Creating a Medical Culture of Safety

We read a lot about creating a culture of innovation. Given the prevalence of medical errors, we should be equally concerned about creating a culture of safety.

We read a lot about creating a culture of innovation. Some have described a culture as the things people do when no one is looking. Culture describes the result of strategy, structure, people, and processes that create a social norm.

Did you know that 10% of polled surgeons admitted to making a major medical error in the past three months? Did you know that the single biggest cause of medical errors are hand-off communications mistakes? Did you know that it has been estimated that 50% of surgical errors are preventable? In short, we should be as concerned about creating a culture of safety as we are about creating a culture of innovation.

But, how do we do that? Many surgical organizations have started to take notice. Here are some questions to ask about your place that might help:

1. Is there a clear strategy from both bottom-up and top-down to create a culture of safety? If not, what do you need to do to get started?

2. Is there a Chief Safety Officer where the buck stops?

3. Do you have a Safety Management and Reporting System in place?

4. Do you have staff and a data analyst who can identify patterns or events and near misses and can create user friendly dashboards?

HINT: Patterns of near misses are the low hanging fruit.

5. How are you training perioperative teams in safety?

6. How are you eliminating the things that lead to preventable errors?

7. How are you eliminating the “bad apple” mentality in surgical education and training, while at the same time not relieving

personnel of personal responsibility to adhere to safety standards?

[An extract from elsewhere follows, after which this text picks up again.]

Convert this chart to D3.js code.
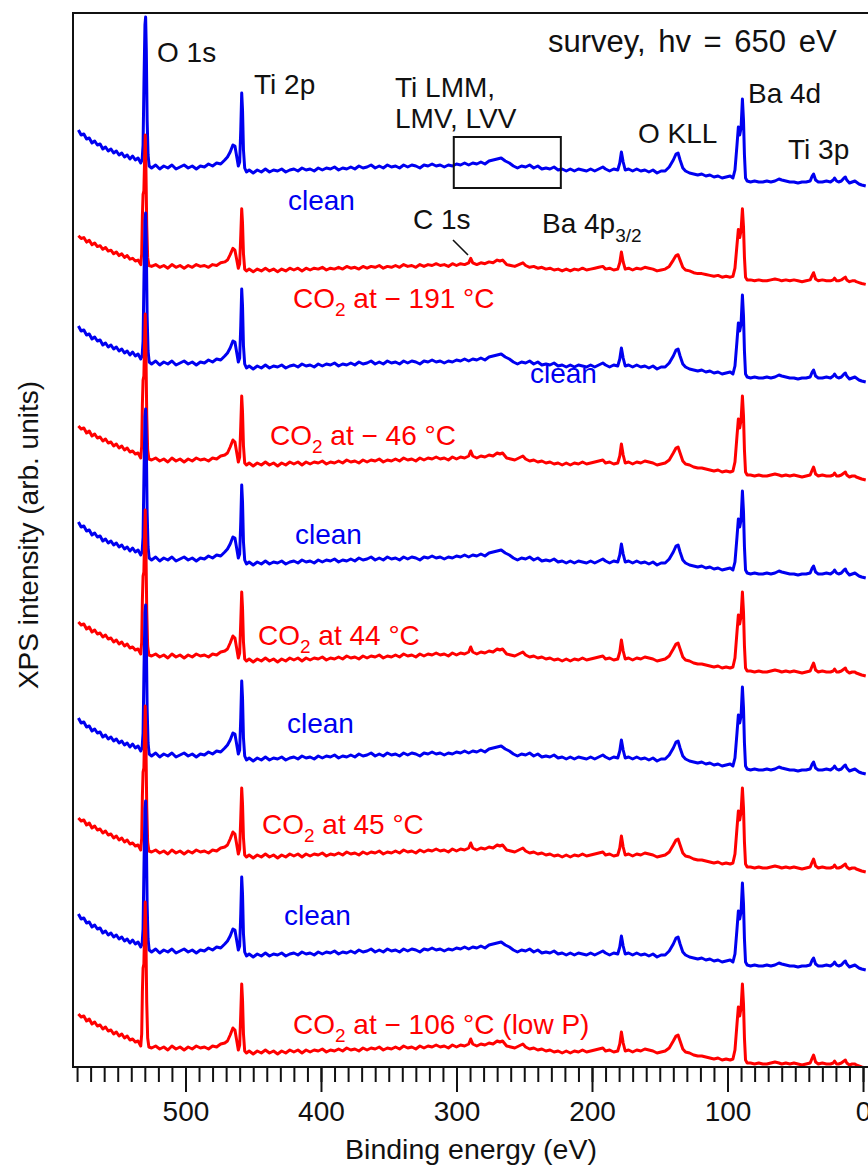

8. The two biggest causes of preventable surgical errors are lack of teamwork and lack of communications. What are you doing to minimize team dysfunction and hand-off and communications errors?

9. How are you using information derived from safety management systems to drive behavior change?

10. What can you learn from other industries like aerospace, the manufacturing industry, mining, agriculture, the nuclear power industry, and the military when it comes to safety training and error mitigation?

Judging from the numbers, it is more dangerous to put on a scrub suit than a space suit. There are many opportunities for physician medical practice and process entrepreneurs to make us all safer when we walk through the doors of one of those US News and World Reports’ “Best Hospitals in America.”